⟨

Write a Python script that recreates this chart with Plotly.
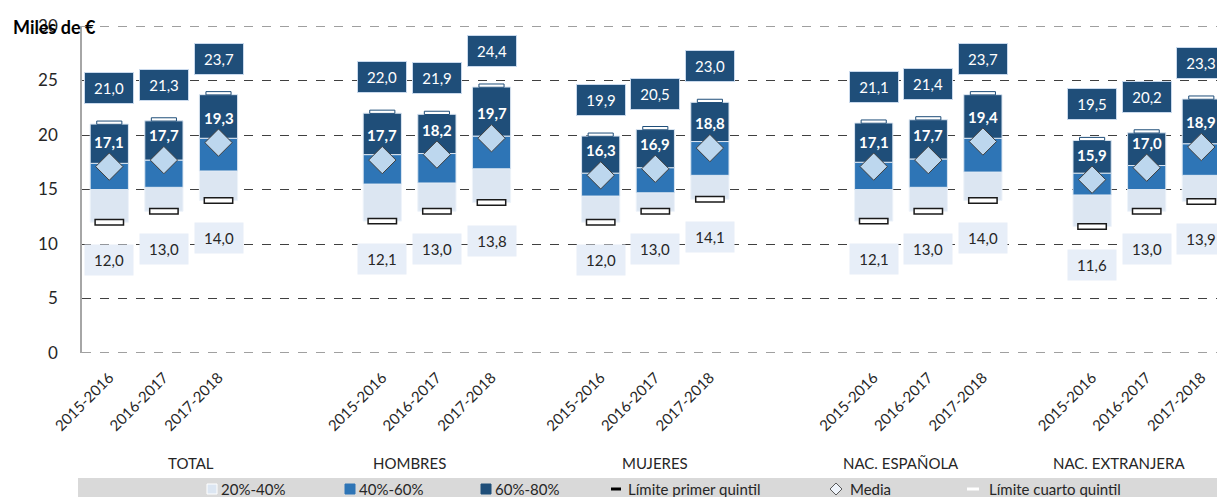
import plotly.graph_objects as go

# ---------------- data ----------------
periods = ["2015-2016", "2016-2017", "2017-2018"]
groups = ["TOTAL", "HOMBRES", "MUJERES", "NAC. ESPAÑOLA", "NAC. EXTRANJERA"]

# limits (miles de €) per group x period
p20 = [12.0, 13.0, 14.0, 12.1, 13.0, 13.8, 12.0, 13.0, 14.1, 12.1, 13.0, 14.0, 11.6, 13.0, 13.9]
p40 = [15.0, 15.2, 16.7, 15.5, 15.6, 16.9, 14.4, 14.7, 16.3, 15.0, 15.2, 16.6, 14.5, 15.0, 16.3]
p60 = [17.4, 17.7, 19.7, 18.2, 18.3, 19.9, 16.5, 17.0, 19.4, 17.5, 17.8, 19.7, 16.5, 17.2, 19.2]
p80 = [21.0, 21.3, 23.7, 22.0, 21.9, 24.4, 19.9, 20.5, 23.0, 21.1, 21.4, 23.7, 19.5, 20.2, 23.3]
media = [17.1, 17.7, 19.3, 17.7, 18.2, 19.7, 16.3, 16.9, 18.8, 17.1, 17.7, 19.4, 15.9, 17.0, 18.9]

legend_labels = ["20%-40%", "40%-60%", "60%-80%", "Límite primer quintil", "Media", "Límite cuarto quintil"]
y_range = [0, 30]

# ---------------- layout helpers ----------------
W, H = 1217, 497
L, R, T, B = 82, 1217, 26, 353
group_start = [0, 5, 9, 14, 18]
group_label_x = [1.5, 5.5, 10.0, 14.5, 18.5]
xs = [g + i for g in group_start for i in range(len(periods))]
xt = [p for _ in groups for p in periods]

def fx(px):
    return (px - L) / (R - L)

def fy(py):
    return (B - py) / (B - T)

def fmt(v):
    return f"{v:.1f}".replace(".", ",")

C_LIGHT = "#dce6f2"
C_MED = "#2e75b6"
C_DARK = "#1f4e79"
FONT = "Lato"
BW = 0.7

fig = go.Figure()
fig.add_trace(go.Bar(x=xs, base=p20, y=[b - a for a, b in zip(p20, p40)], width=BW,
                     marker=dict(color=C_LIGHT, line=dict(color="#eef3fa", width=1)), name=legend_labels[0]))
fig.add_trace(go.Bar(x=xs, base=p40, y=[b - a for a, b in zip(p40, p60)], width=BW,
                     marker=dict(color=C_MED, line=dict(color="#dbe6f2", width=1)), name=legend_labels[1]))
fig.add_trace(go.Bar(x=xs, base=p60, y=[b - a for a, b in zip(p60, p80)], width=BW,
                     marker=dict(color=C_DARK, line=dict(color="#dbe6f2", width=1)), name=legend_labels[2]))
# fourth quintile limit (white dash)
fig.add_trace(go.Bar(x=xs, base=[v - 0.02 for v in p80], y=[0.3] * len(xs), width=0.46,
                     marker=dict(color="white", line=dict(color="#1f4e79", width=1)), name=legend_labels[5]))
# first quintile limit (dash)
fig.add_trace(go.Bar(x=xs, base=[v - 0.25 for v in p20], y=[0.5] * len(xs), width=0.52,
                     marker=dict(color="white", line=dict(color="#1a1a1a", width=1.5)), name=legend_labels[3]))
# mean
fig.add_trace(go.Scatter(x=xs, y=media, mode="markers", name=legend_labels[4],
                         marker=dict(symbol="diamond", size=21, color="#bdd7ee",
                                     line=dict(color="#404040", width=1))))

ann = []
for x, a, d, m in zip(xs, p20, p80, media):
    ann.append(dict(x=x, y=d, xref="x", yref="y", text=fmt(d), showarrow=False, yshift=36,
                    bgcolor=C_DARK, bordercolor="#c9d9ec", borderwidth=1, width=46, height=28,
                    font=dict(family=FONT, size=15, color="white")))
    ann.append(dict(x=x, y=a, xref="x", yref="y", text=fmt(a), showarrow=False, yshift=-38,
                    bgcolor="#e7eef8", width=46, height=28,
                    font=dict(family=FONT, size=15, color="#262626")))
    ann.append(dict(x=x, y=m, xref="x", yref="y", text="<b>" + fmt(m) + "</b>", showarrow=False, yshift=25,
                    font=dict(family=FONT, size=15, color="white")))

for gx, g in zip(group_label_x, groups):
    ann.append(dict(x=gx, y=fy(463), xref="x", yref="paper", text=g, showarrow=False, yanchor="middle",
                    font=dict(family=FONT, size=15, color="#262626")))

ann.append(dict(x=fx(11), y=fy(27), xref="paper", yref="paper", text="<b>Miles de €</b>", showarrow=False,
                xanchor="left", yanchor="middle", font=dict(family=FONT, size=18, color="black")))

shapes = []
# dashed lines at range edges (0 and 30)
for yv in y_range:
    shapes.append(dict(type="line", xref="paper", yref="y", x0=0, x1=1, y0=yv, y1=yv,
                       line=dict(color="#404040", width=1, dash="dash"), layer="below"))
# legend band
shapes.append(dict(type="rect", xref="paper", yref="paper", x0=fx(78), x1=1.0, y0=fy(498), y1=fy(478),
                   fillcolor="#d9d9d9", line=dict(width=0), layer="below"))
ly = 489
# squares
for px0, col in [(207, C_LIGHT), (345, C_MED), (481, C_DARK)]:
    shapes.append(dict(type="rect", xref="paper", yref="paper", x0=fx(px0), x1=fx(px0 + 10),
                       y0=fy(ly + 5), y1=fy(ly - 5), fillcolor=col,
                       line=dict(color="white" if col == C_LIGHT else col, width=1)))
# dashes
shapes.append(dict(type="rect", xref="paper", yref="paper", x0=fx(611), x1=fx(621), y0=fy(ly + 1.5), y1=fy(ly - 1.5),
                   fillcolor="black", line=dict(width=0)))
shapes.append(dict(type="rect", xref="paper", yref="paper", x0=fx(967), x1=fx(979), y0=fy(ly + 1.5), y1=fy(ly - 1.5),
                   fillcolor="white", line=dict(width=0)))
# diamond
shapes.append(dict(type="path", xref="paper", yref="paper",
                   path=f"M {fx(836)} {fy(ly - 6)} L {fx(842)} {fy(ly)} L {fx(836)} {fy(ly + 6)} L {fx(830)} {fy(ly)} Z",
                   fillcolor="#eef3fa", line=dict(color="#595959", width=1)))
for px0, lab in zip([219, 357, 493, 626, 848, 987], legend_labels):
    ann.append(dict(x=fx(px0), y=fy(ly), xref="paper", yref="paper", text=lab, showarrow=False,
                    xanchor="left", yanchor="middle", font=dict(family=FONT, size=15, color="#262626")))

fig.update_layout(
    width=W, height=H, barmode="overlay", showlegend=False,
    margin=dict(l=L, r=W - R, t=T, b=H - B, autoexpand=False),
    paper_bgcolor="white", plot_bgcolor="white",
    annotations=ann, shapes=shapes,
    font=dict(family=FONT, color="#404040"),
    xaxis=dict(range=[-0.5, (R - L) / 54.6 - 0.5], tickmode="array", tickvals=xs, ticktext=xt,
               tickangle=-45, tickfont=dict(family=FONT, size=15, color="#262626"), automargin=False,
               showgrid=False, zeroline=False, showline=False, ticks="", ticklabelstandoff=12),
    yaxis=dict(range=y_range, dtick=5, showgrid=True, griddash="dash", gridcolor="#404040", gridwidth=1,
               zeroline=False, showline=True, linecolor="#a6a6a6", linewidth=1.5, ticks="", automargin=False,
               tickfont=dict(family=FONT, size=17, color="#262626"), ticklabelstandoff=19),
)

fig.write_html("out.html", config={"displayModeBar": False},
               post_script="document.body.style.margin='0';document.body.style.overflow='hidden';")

⟩

Please write out all of the material above without changing a word, and omit any pictures.

### Exercise output
Write a Python script that recreates this chart with Plotly.
import plotly.graph_objects as go

# ---------------- data ----------------
periods = ["2015-2016", "2016-2017", "2017-2018"]
groups = ["TOTAL", "HOMBRES", "MUJERES", "NAC. ESPAÑOLA", "NAC. EXTRANJERA"]

# limits (miles de €) per group x period
p20 = [12.0, 13.0, 14.0, 12.1, 13.0, 13.8, 12.0, 13.0, 14.1, 12.1, 13.0, 14.0, 11.6, 13.0, 13.9]
p40 = [15.0, 15.2, 16.7, 15.5, 15.6, 16.9, 14.4, 14.7, 16.3, 15.0, 15.2, 16.6, 14.5, 15.0, 16.3]
p60 = [17.4, 17.7, 19.7, 18.2, 18.3, 19.9, 16.5, 17.0, 19.4, 17.5, 17.8, 19.7, 16.5, 17.2, 19.2]
p80 = [21.0, 21.3, 23.7, 22.0, 21.9, 24.4, 19.9, 20.5, 23.0, 21.1, 21.4, 23.7, 19.5, 20.2, 23.3]
media = [17.1, 17.7, 19.3, 17.7, 18.2, 19.7, 16.3, 16.9, 18.8, 17.1, 17.7, 19.4, 15.9, 17.0, 18.9]

legend_labels = ["20%-40%", "40%-60%", "60%-80%", "Límite primer quintil", "Media", "Límite cuarto quintil"]
y_range = [0, 30]

# ---------------- layout helpers ----------------
W, H = 1217, 497
L, R, T, B = 82, 1217, 26, 353
group_start = [0, 5, 9, 14, 18]
group_label_x = [1.5, 5.5, 10.0, 14.5, 18.5]
xs = [g + i for g in group_start for i in range(len(periods))]
xt = [p for _ in groups for p in periods]

def fx(px):
    return (px - L) / (R - L)

def fy(py):
    return (B - py) / (B - T)

def fmt(v):
    return f"{v:.1f}".replace(".", ",")

C_LIGHT = "#dce6f2"
C_MED = "#2e75b6"
C_DARK = "#1f4e79"
FONT = "Lato"
BW = 0.7

fig = go.Figure()
fig.add_trace(go.Bar(x=xs, base=p20, y=[b - a for a, b in zip(p20, p40)], width=BW,
                     marker=dict(color=C_LIGHT, line=dict(color="#eef3fa", width=1)), name=legend_labels[0]))
fig.add_trace(go.Bar(x=xs, base=p40, y=[b - a for a, b in zip(p40, p60)], width=BW,
                     marker=dict(color=C_MED, line=dict(color="#dbe6f2", width=1)), name=legend_labels[1]))
fig.add_trace(go.Bar(x=xs, base=p60, y=[b - a for a, b in zip(p60, p80)], width=BW,
                     marker=dict(color=C_DARK, line=dict(color="#dbe6f2", width=1)), name=legend_labels[2]))
# fourth quintile limit (white dash)
fig.add_trace(go.Bar(x=xs, base=[v - 0.02 for v in p80], y=[0.3] * len(xs), width=0.46,
                     marker=dict(color="white", line=dict(color="#1f4e79", width=1)), name=legend_labels[5]))
# first quintile limit (dash)
fig.add_trace(go.Bar(x=xs, base=[v - 0.25 for v in p20], y=[0.5] * len(xs), width=0.52,
                     marker=dict(color="white", line=dict(color="#1a1a1a", width=1.5)), name=legend_labels[3]))
# mean
fig.add_trace(go.Scatter(x=xs, y=media, mode="markers", name=legend_labels[4],
                         marker=dict(symbol="diamond", size=21, color="#bdd7ee",
                                     line=dict(color="#404040", width=1))))

ann = []
for x, a, d, m in zip(xs, p20, p80, media):
    ann.append(dict(x=x, y=d, xref="x", yref="y", text=fmt(d), showarrow=False, yshift=36,
                    bgcolor=C_DARK, bordercolor="#c9d9ec", borderwidth=1, width=46, height=28,
                    font=dict(family=FONT, size=15, color="white")))
    ann.append(dict(x=x, y=a, xref="x", yref="y", text=fmt(a), showarrow=False, yshift=-38,
                    bgcolor="#e7eef8", width=46, height=28,
                    font=dict(family=FONT, size=15, color="#262626")))
    ann.append(dict(x=x, y=m, xref="x", yref="y", text="<b>" + fmt(m) + "</b>", showarrow=False, yshift=25,
                    font=dict(family=FONT, size=15, color="white")))

for gx, g in zip(group_label_x, groups):
    ann.append(dict(x=gx, y=fy(463), xref="x", yref="paper", text=g, showarrow=False, yanchor="middle",
                    font=dict(family=FONT, size=15, color="#262626")))

ann.append(dict(x=fx(11), y=fy(27), xref="paper", yref="paper", text="<b>Miles de €</b>", showarrow=False,
                xanchor="left", yanchor="middle", font=dict(family=FONT, size=18, color="black")))

shapes = []
# dashed lines at range edges (0 and 30)
for yv in y_range:
    shapes.append(dict(type="line", xref="paper", yref="y", x0=0, x1=1, y0=yv, y1=yv,
                       line=dict(color="#404040", width=1, dash="dash"), layer="below"))
# legend band
shapes.append(dict(type="rect", xref="paper", yref="paper", x0=fx(78), x1=1.0, y0=fy(498), y1=fy(478),
                   fillcolor="#d9d9d9", line=dict(width=0), layer="below"))
ly = 489
# squares
for px0, col in [(207, C_LIGHT), (345, C_MED), (481, C_DARK)]:
    shapes.append(dict(type="rect", xref="paper", yref="paper", x0=fx(px0), x1=fx(px0 + 10),
                       y0=fy(ly + 5), y1=fy(ly - 5), fillcolor=col,
                       line=dict(color="white" if col == C_LIGHT else col, width=1)))
# dashes
shapes.append(dict(type="rect", xref="paper", yref="paper", x0=fx(611), x1=fx(621), y0=fy(ly + 1.5), y1=fy(ly - 1.5),
                   fillcolor="black", line=dict(width=0)))
shapes.append(dict(type="rect", xref="paper", yref="paper", x0=fx(967), x1=fx(979), y0=fy(ly + 1.5), y1=fy(ly - 1.5),
                   fillcolor="white", line=dict(width=0)))
# diamond
shapes.append(dict(type="path", xref="paper", yref="paper",
                   path=f"M {fx(836)} {fy(ly - 6)} L {fx(842)} {fy(ly)} L {fx(836)} {fy(ly + 6)} L {fx(830)} {fy(ly)} Z",
                   fillcolor="#eef3fa", line=dict(color="#595959", width=1)))
for px0, lab in zip([219, 357, 493, 626, 848, 987], legend_labels):
    ann.append(dict(x=fx(px0), y=fy(ly), xref="paper", yref="paper", text=lab, showarrow=False,
                    xanchor="left", yanchor="middle", font=dict(family=FONT, size=15, color="#262626")))

fig.update_layout(
    width=W, height=H, barmode="overlay", showlegend=False,
    margin=dict(l=L, r=W - R, t=T, b=H - B, autoexpand=False),
    paper_bgcolor="white", plot_bgcolor="white",
    annotations=ann, shapes=shapes,
    font=dict(family=FONT, color="#404040"),
    xaxis=dict(range=[-0.5, (R - L) / 54.6 - 0.5], tickmode="array", tickvals=xs, ticktext=xt,
               tickangle=-45, tickfont=dict(family=FONT, size=15, color="#262626"), automargin=False,
               showgrid=False, zeroline=False, showline=False, ticks="", ticklabelstandoff=12),
    yaxis=dict(range=y_range, dtick=5, showgrid=True, griddash="dash", gridcolor="#404040", gridwidth=1,
               zeroline=False, showline=True, linecolor="#a6a6a6", linewidth=1.5, ticks="", automargin=False,
               tickfont=dict(family=FONT, size=17, color="#262626"), ticklabelstandoff=19),
)

fig.write_html("out.html", config={"displayModeBar": False},
               post_script="document.body.style.margin='0';document.body.style.overflow='hidden';")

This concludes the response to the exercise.